オペラを観に行く
オペラを一度生で観たいものだと、大学で同級だったオペラ狂のMに言うと、ウィーンから有名なオペラ歌手が来てリヒャルト・ワーグナーの『ニュルンベルクのマイスタージンガー』をやるといった。
それは主役だけが外国人で、あとはすべて日本人なので、値段もお手頃なのだということだった。それでも、三階の桟敷席のようなところで5千円もした。
独身時代のことで、母に話すと観てみたいと言い出したので、Mに言ってチケットを追加してもらった。
それまで、オペラのレコードはいくつも聞いたことがあったが、劇場で生のオペラを聴くのは初めてだったし、本場の歌手が歌うということで期待に胸を膨らませていた。
ところが、である。
わたしたちは、舞台から遠く離れた三階の中央からやや右のあたりに、M、わたし、母の順に並んで座っていたが、途中の静かな場面にさしかかったとき、突然、Mがわたしの鼻息に耐えられなくなり、どうにかしてくれと言い出した。
自分の鼻息が他人の迷惑になるなんて、その時まで一瞬たりとも思ったことがなかったので、これはかなりショックだった。そういわれてみると、確かに自分の鼻息は他人よりも大きいような気がしたが、まさか音楽鑑賞の妨げになるほどの騒音だなんて思いもしなかった。

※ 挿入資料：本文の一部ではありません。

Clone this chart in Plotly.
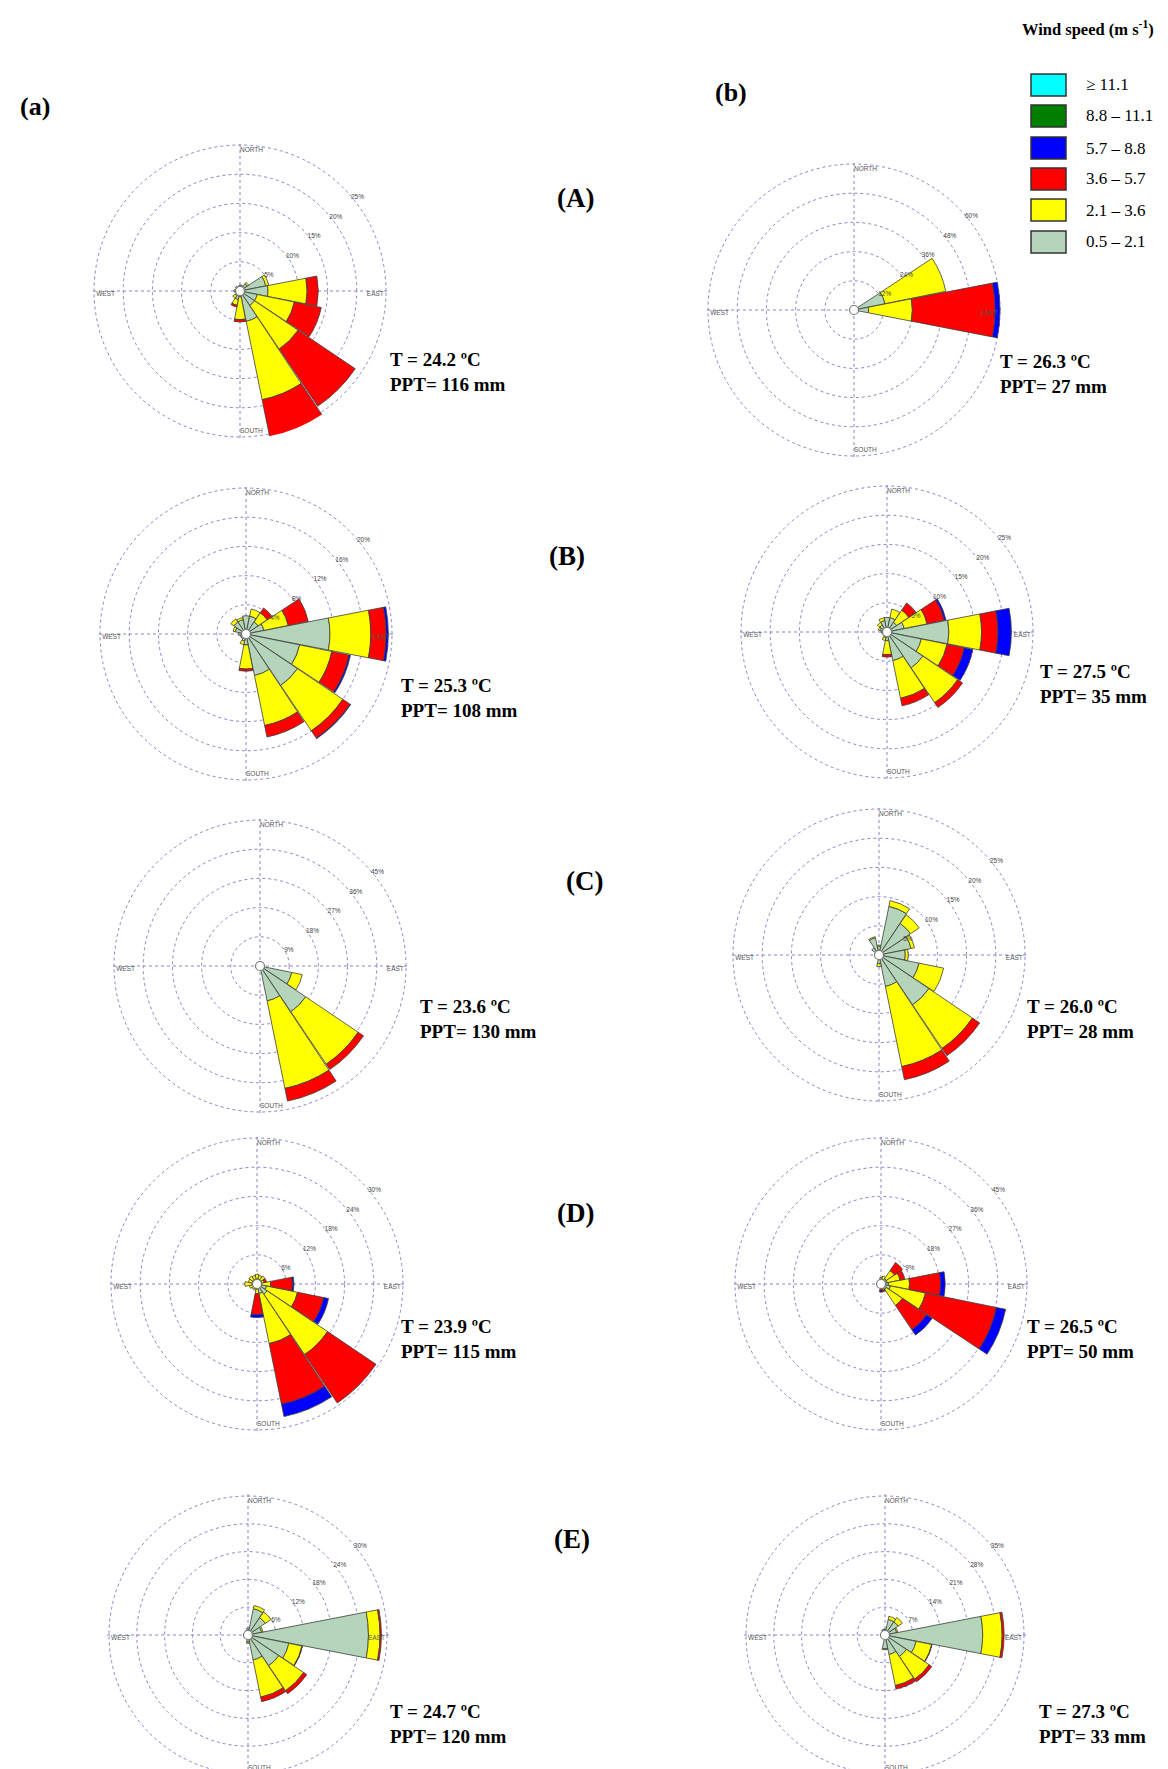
import plotly.graph_objects as go

W, H = 1168, 1769
EDGE = 1.015        # axis range slightly beyond the outer ring so it is drawn

# 16 compass sectors (degrees, clockwise from north)
directions = [0, 22.5, 45, 67.5, 90, 112.5, 135, 157.5,
              180, 202.5, 225, 247.5, 270, 292.5, 315, 337.5]

speed_labels = ["0.5 – 2.1", "2.1 – 3.6", "3.6 – 5.7", "5.7 – 8.8", "8.8 – 11.1", "≥ 11.1"]
speed_colors = ["#b4d5b9", "#ffff00", "#ff0000", "#0000ff", "#007f00", "#00ffff"]

# ---- frequencies (%) per sector for each speed class ----
# (a)(A)
aA_c1 = [1.0, 1.0, 1.5, 4.5, 4.8, 3.0, 3.0, 5.3, 1.0, 1.5, 1.0, 0.8, 1.0, 0.8, 1.0, 0.8]
aA_c2 = [0, 0, 0.3, 0.5, 6.7, 6.5, 9.0, 13.7, 3.9, 1.0, 0.5, 0, 0, 0, 0, 0]
aA_c3 = [0, 0, 0, 0, 1.9, 4.7, 11.8, 6.5, 0.4, 0.3, 0, 0, 0, 0, 0, 0]
aA_c4 = [0, 0, 0, 0, 0, 0, 0, 0, 0, 0, 0, 0, 0, 0, 0, 0]
# (b)(A)
bA_c1 = [0.5, 0.5, 1.0, 13.0, 6.0, 1.5, 0.5, 0.5, 0.5, 0, 0, 0, 0.5, 0, 0, 0.5]
bA_c2 = [0, 0, 0, 25.5, 18.0, 0, 0, 0, 0, 0, 0, 0, 0, 0, 0, 0]
bA_c3 = [0, 0, 0, 0, 34.0, 0, 0, 0, 0, 0, 0, 0, 0, 0, 0, 0]
bA_c4 = [0, 0, 0, 0, 2.0, 0, 0, 0, 0, 0, 0, 0, 0, 0, 0, 0]
# (a)(B)
aB_c1 = [2.5, 2.5, 2.0, 2.5, 11.5, 7.5, 8.5, 5.8, 1.5, 1.0, 0.8, 0.8, 1.0, 1.5, 2.0, 2.0]
aB_c2 = [0, 1.0, 1.5, 3.4, 5.6, 4.5, 7.5, 7.0, 3.3, 0.5, 0, 0, 0, 0.3, 0.5, 0.3]
aB_c3 = [0, 0, 0.8, 2.8, 2.1, 2.4, 1.2, 1.6, 0.3, 0, 0, 0, 0, 0, 0, 0]
aB_c4 = [0, 0, 0, 0, 0.3, 0.2, 0.1, 0, 0, 0, 0, 0, 0, 0, 0, 0]
# (b)(B)
bB_c1 = [2.5, 2.5, 2.0, 3.0, 10.6, 6.0, 7.4, 5.0, 1.5, 1.0, 0.8, 0.8, 1.0, 1.2, 1.5, 2.0]
bB_c2 = [0, 1.5, 2.5, 4.0, 5.6, 4.5, 7.2, 6.6, 2.4, 0.5, 0, 0, 0, 0.3, 0.5, 0.5]
bB_c3 = [0, 0, 1.5, 3.0, 2.8, 3.0, 1.0, 1.3, 0.4, 0, 0, 0, 0, 0, 0, 0]
bB_c4 = [0, 0, 0, 0.3, 2.3, 1.5, 0, 0, 0, 0, 0, 0, 0, 0, 0, 0]
# (a)(C)
aC_c1 = [0.5, 0, 0, 0, 0.5, 10.0, 17.0, 11.0, 1.0, 0, 0, 0, 0, 0, 0, 0]
aC_c2 = [0, 0, 0, 0, 0, 3.3, 19.5, 27.5, 0, 0, 0, 0, 0, 0, 0, 0]
aC_c3 = [0, 0, 0, 0, 0, 0, 2.0, 4.0, 0, 0, 0, 0, 0, 0, 0, 0]
aC_c4 = [0, 0, 0, 0, 0, 0, 0, 0, 0, 0, 0, 0, 0, 0, 0, 0]
# (b)(C)
bC_c1 = [1.5, 8.5, 6.5, 5.6, 4.5, 7.0, 10.3, 5.5, 1.5, 0.5, 0.5, 0.5, 0.5, 0.5, 1.5, 3.0]
bC_c2 = [0.2, 1.0, 1.8, 0.6, 0.5, 4.3, 9.0, 14.0, 0.5, 0, 0, 0, 0, 0, 0, 0.2]
bC_c3 = [0, 0, 0, 0, 0, 0, 1.5, 2.3, 0, 0, 0, 0, 0, 0, 0, 0]
bC_c4 = [0, 0, 0, 0, 0, 0, 0, 0, 0, 0, 0, 0, 0, 0, 0, 0]
# (a)(D)
aD_c1 = [1.0, 1.0, 1.0, 1.0, 1.0, 2.0, 2.5, 2.0, 1.0, 0.8, 0.8, 0.8, 1.0, 1.0, 1.0, 1.0]
aD_c2 = [1.0, 0.8, 1.0, 0.5, 1.8, 6.5, 15.0, 10.5, 1.0, 0.5, 0.5, 0.8, 1.5, 0.8, 1.0, 0.8]
aD_c3 = [0, 0, 0, 0.5, 4.5, 5.5, 12.0, 12.7, 4.3, 0, 0, 0, 0, 0, 0, 0]
aD_c4 = [0, 0, 0, 0, 0.3, 1.0, 0, 2.6, 0.6, 0, 0, 0, 0, 0, 0, 0]
# (b)(D)
bD_c1 = [1.5, 1.5, 2.0, 2.0, 2.3, 3.0, 2.0, 1.5, 1.0, 0.5, 0.5, 0.5, 0.5, 0.5, 1.0, 1.0]
bD_c2 = [0.5, 1.0, 3.0, 4.0, 6.5, 11.0, 6.0, 0.5, 0.5, 0, 0, 0, 0, 0, 0.3, 0.3]
bD_c3 = [0, 0, 3.0, 1.5, 9.6, 22.3, 9.0, 0.5, 0.5, 0, 0, 0, 0, 0, 0, 0]
bD_c4 = [0, 0, 0, 0, 1.4, 2.9, 2.0, 0, 0.5, 0, 0, 0, 0, 0, 0, 0]
# (a)(E)
aE_c1 = [1.5, 5.8, 4.5, 3.0, 26.0, 9.0, 8.0, 5.5, 1.5, 0.5, 0.5, 0.5, 0.5, 0.5, 0.8, 1.0]
aE_c2 = [0, 0.7, 1.5, 0.3, 2.5, 2.9, 6.5, 8.2, 0.3, 0, 0, 0, 0, 0, 0, 0]
aE_c3 = [0, 0, 0, 0, 0.3, 0.1, 0.8, 1.0, 0, 0, 0, 0, 0, 0, 0, 0]
aE_c4 = [0, 0, 0, 0, 0, 0, 0, 0, 0, 0, 0, 0, 0, 0, 0, 0]
# (b)(E)
bE_c1 = [1.5, 4.0, 4.0, 3.0, 24.6, 8.0, 6.5, 5.0, 3.5, 0.5, 0.5, 0.5, 0.5, 0.5, 1.0, 1.5]
bE_c2 = [0, 0.8, 1.3, 0.3, 4.9, 4.0, 6.9, 8.0, 0.2, 0, 0, 0, 0, 0, 0, 0]
bE_c3 = [0, 0, 0, 0, 0.5, 0.1, 0.8, 0.9, 0, 0, 0, 0, 0, 0, 0, 0]
bE_c4 = [0, 0, 0, 0, 0, 0, 0, 0, 0, 0, 0, 0, 0, 0, 0, 0]

# radial rings (%)
aA_ticks = [5, 10, 15, 20, 25]
bA_ticks = [12, 24, 36, 48, 60]
aB_ticks = [4, 8, 12, 16, 20]
bB_ticks = [5, 10, 15, 20, 25]
aC_ticks = [9, 18, 27, 36, 45]
bC_ticks = [5, 10, 15, 20, 25]
aD_ticks = [6, 12, 18, 24, 30]
bD_ticks = [9, 18, 27, 36, 45]
aE_ticks = [6, 12, 18, 24, 30]
bE_ticks = [7, 14, 21, 28, 35]

# climate annotations
aA_text = ["T = 24.2 ºC", "PPT= 116 mm"]
bA_text = ["T = 26.3 ºC", "PPT= 27 mm"]
aB_text = ["T = 25.3 ºC", "PPT= 108 mm"]
bB_text = ["T = 27.5 ºC", "PPT= 35 mm"]
aC_text = ["T = 23.6 ºC", "PPT= 130 mm"]
bC_text = ["T = 26.0 ºC", "PPT= 28 mm"]
aD_text = ["T = 23.9 ºC", "PPT= 115 mm"]
bD_text = ["T = 26.5 ºC", "PPT= 50 mm"]
aE_text = ["T = 24.7 ºC", "PPT= 120 mm"]
bE_text = ["T = 27.3 ºC", "PPT= 33 mm"]

row_labels = ["(A)", "(B)", "(C)", "(D)", "(E)"]
col_labels = ["(a)", "(b)"]

# ---- layout (pixel positions): centre, ring radius, text anchor ----
roses = [
    ([aA_c1, aA_c2, aA_c3, aA_c4], aA_ticks, aA_text, (232, 283), 146, (380, 364)),
    ([bA_c1, bA_c2, bA_c3, bA_c4], bA_ticks, bA_text, (846, 302), 146, (990, 366)),
    ([aB_c1, aB_c2, aB_c3, aB_c4], aB_ticks, aB_text, (238, 626), 146, (391, 690)),
    ([bB_c1, bB_c2, bB_c3, bB_c4], bB_ticks, bB_text, (879, 624), 146, (1030, 676)),
    ([aC_c1, aC_c2, aC_c3, aC_c4], aC_ticks, aC_text, (252, 958), 146, (410, 1011)),
    ([bC_c1, bC_c2, bC_c3, bC_c4], bC_ticks, bC_text, (871, 947), 146, (1017, 1011)),
    ([aD_c1, aD_c2, aD_c3, aD_c4], aD_ticks, aD_text, (249, 1276), 146, (391, 1331)),
    ([bD_c1, bD_c2, bD_c3, bD_c4], bD_ticks, bD_text, (873, 1276), 146, (1017, 1331)),
    ([aE_c1, aE_c2, aE_c3, aE_c4], aE_ticks, aE_text, (240, 1627), 139, (380, 1716)),
    ([bE_c1, bE_c2, bE_c3, bE_c4], bE_ticks, bE_text, (877, 1627), 139, (1029, 1716)),
]
row_label_pos = [(567, 190), (559, 548), (576, 873), (567, 1205), (564, 1531)]
col_label_pos = [(10, 99), (705, 85)]

GRID = "#8585cc"
SERIF = "Liberation Serif"
SANS = "Liberation Sans"

fig = go.Figure()
layout_polars = {}
annotations = []


def clamp(v):
    return min(1.0, max(0.0, v))


for i, (classes, ticks, txt, (cx, cy), rpx, (tx, ty)) in enumerate(roses):
    sp = "polar" if i == 0 else f"polar{i + 1}"
    rmax = ticks[-1]
    rdom = rpx * EDGE
    for k, vals in enumerate(classes):
        th = [d for d, v in zip(directions, vals) if v > 0]
        rr = [v for v in vals if v > 0]
        if not rr:
            continue
        fig.add_trace(go.Barpolar(
            r=rr, theta=th, width=22, subplot=sp, name=speed_labels[k],
            marker=dict(color=speed_colors[k], line=dict(color="#3d3d3d", width=0.8)),
            showlegend=False, hoverinfo="skip"))
    # compass labels
    fig.add_trace(go.Scatterpolar(
        r=[rmax * 0.985] * 4,
        theta=[0, 90, 180, 270], mode="text", subplot=sp,
        text=["NORTH", "EAST", "SOUTH", "WEST"],
        textposition=["bottom right", "bottom left", "top right", "bottom right"],
        textfont=dict(family=SANS, size=6.5, color="#555555"),
        showlegend=False, hoverinfo="skip", cliponaxis=False))
    # centre circle
    fig.add_trace(go.Scatterpolar(
        r=[0], theta=[0], mode="markers", subplot=sp,
        marker=dict(size=9, color="white", line=dict(color="#777777", width=1.2)),
        showlegend=False, hoverinfo="skip"))
    layout_polars[sp] = dict(
        domain=dict(x=[clamp((cx - rdom) / W), clamp((cx + rdom) / W)],
                    y=[clamp(1 - (cy + rdom) / H), clamp(1 - (cy - rdom) / H)]),
        bgcolor="white", barmode="stack", bargap=0, hole=0,
        radialaxis=dict(range=[0, rmax * EDGE], tickvals=ticks,
                        ticktext=[f"{t}%" for t in ticks],
                        showline=False, ticks="", angle=42, tickangle=42,
                        tickfont=dict(family=SANS, size=6.5, color="#444444"),
                        showgrid=True, gridcolor=GRID, griddash="dot", gridwidth=1),
        angularaxis=dict(type="linear", thetaunit="degrees", rotation=90,
                         direction="clockwise", tickvals=[0, 90, 180, 270],
                         showticklabels=False, ticks="", showline=False,
                         showgrid=True, gridcolor=GRID, griddash="dot", gridwidth=1))
    annotations.append(dict(
        x=tx / W, y=1 - ty / H, xref="paper", yref="paper",
        xanchor="left", yanchor="middle", align="left", showarrow=False,
        text=f"<b>{txt[0]}</b><br><b>{txt[1]}</b>",
        font=dict(family=SERIF, size=19, color="black")))

for lab, (x, y) in zip(row_labels, row_label_pos):
    annotations.append(dict(x=x / W, y=1 - y / H, xref="paper", yref="paper",
                            xanchor="center", yanchor="middle", showarrow=False,
                            text=f"<b>{lab}</b>", font=dict(family=SERIF, size=27, color="black")))
for lab, (x, y) in zip(col_labels, col_label_pos):
    annotations.append(dict(x=x / W, y=1 - y / H, xref="paper", yref="paper",
                            xanchor="left", yanchor="middle",
                            showarrow=False, text=f"<b>{lab}</b>",
                            font=dict(family=SERIF, size=26, color="black")))

# legend (custom swatches)
legend_title = "Wind speed (m s<sup>-1</sup>)"
annotations.append(dict(x=1012 / W, y=1 - 20 / H, xref="paper", yref="paper",
                        xanchor="left", yanchor="middle", showarrow=False,
                        text=f"<b>{legend_title}</b>",
                        font=dict(family=SERIF, size=16.5, color="black")))
shapes = []
legend_order = [5, 4, 3, 2, 1, 0]
legend_y = [77, 108, 140, 171, 202, 234]
for k, ly in zip(legend_order, legend_y):
    shapes.append(dict(type="rect", xref="paper", yref="paper",
                       x0=1023 / W, x1=1058 / W, y0=1 - (ly + 11) / H, y1=1 - (ly - 11) / H,
                       fillcolor=speed_colors[k], line=dict(color="#333333", width=1.5)))
    annotations.append(dict(x=1076 / W, y=1 - ly / H, xref="paper", yref="paper",
                            xanchor="left", yanchor="middle", showarrow=False,
                            text=speed_labels[k],
                            font=dict(family=SERIF, size=17, color="black")))

fig.update_layout(width=W, height=H, autosize=False,
                  margin=dict(l=0, r=0, t=0, b=0),
                  paper_bgcolor="white", plot_bgcolor="white",
                  showlegend=False, annotations=annotations, shapes=shapes,
                  **layout_polars)

fig.write_html("out.html")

一所懸命に鼻息を抑えようとしたが、別に鼻水が出ているのをすするとか鼻が詰まっているので強く吸い込むというようなことではまったくなく、いつも通りに息をしていただけなのだから、どうしたらいいのか見当もつかなかった。
それでなくても、わたしは指摘されたこと自体がショックで、パニック状態になってしまっていて、鼻息がうるさいといわれているのにもかかわらず、心臓がバクバクしてきて、呼吸は当然さらに荒くなった。
鼻がうるさいのだからと口で息をしてみたが、たいして違いがあるようには思えなかった。自分の声が自分では正確にわからないのと一緒で、息の音も自分では客観的には判断できない。手を当ててみたが、耳は口腔を通した音も聞いているので、かえってうるさくなってしまった。だがまさか、うるさいといわれた当の相手に、声に出して聞くわけにもいかなかった。
結局、息をできるかぎり弱くゆっくりとする以外になすすべがなかった。完全な無音にしろといわれても、寝息という言葉があるように、人は寝ている時だってそれなりに音を立てて息をしているのだから、無理に決まっている。それを消せというのは、要するに死ねと言われているのに等しい。息の音(根)を止めろというわけだ。
見るに見かねた母が、席を代わって間に座り、わたしはできるかぎり体が母(とM)から離れるように上半身を右側に倒して(といっても右側には知らない人が座っているので限界があった)、Mの機嫌をこれ以上損ねないようにするしかなかった。
わたしの器質的な障害を責められるということは、そういう体に生んだ母を間接的に責めている事でもあるから、その母を前にしてわたしは複雑な気持ちだった。母がいなければ席を蹴って帰ってしまっただろうが、母を困らせるようなことはできなかった。
さすがに、Mもそれ以上はなにも言わなかったが、わたしは針のムシロ状態で、もうオペラを聴くどころではなかった。
オペラが終わると、オペラ狂のMは、いつもの仲間がたくさん来ている(オペラの公演は少ないので、たいてい同じ顔触れが集まるらしい)ので、そちらに合流するからといって、さっさと去っていった。お互いにそのほうが良いのは明らかだった。
実際のところ、隣の男の息遣いが嫌であるのなら、それは隣の男の存在自体が嫌だということである。わたしのなにかがMの逆鱗に触れたのは間違いないと思うが、今に至るまでそれがなんであったかは謎のままだ。それとも、まさか本当に鼻息がうるさかっただけなのだろうか。
母はもう二度とオペラに行きたいとはいわなかった。